The Philadelphia Maritime Museum’s “Gone Fishing! A History of Fishing in River, Bay and Shore” (cast your line before October 5th) is beguiling enough to arrest this professional non-fisher (who formally abandoned the sport at age 17 from terminal boredom before the perch abandoned his summer Lake Huron from terminal pollution.)
It’s the quayside sociology of it that intrigues me. To judge from Susan A. Popkin and Roger B. Allen’s curatorial manual (It’s less a catalogue than a compendium, a fine browse if not a steady read), fishing is the most demotic of American sports. In an icthyological variation on “everybody can grow up to be president” in the new republic, every boy more realistically can get a lot of cheek tanning himself down by the old mill stream, river, bay or sea.
And that’s not the best of it either, for there emerged the corollary of the kid with borrowed string and bent safety pin who wipes out the dude with the fancy gear. Ha! Talk about upwardly mobile louts! There’s also present the allegation that fishing is the least class-conscious sport in the new country. Poor and rich mix their lines--and their lives--peaceably.

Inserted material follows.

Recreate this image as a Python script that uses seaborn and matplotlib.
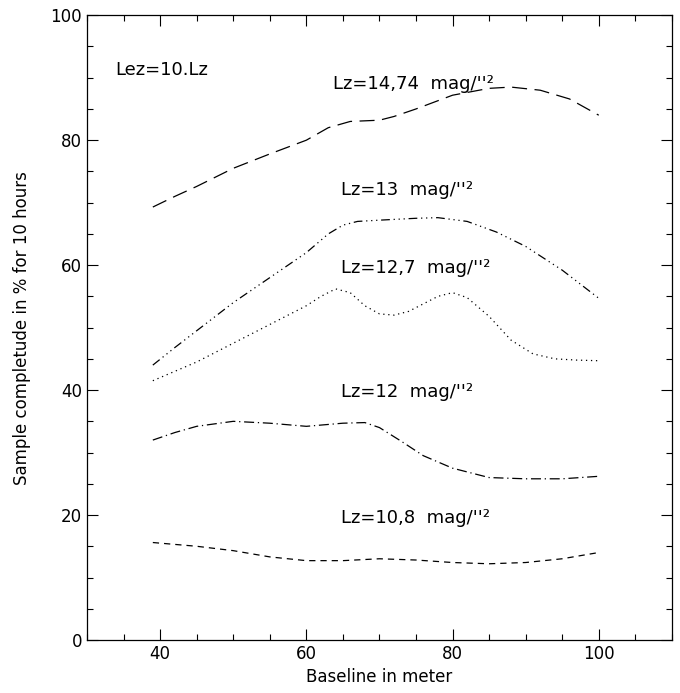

But that didn’t keep the Schuylkill Fishing Company of the State in Schuylkill (I found no explanation for the amiably redundant name) from being the first sports club (and now the oldest in the country). It is a paradigm of a country which loves to flee to Nature while simultaneously destroying its pith that the SFCOSIS had to flee its first location because of noxious industrial wastes and then flee its second base near Essington for cleaner waters upriver near Andalusia.
I read in David Iams that Society will be visiting the Biddle Estate this fall, including the Fish House, where the formidable local potion, Fish House Punch, was devised. For the less elegant, the recipe is in the exhibition’s manual, as well as instructions for concocting State in Schuylkill Cream of Clam Soup.
The metaphor of bigness is rampant as well in the short and unnecessarily curbed natural history of fishy hordes in these parts. Each spring, before the piscine holocaust, armadas of spawning shad cruised up the river, and in fall flotillas of eels wangled seaward. The overkills that then ensued remind you of the pouter pigeons and buffalo.
I know, I know. The fish are coming back, slowly if not entirely surely. But his summer’s season of dolphin deaths at the shore, with the hateful flotsam of syringes, tampons and other nonbiodegradable petrochemical success stories, reminds us of how far our several commonwealths are from a mature ecology. We’re still kicking the holy shit out of Nature, poor benighted Eden we have made of it. Fishin’ for an apocalypse.
I told you fishing made me ill. But there is an upside to the mayhem we have made of it. Take that Eastonian who had the wit to see that bamboo, with its natural sectioning, cried out to be an improved, detachable rod. And the boats are wonders of function as well.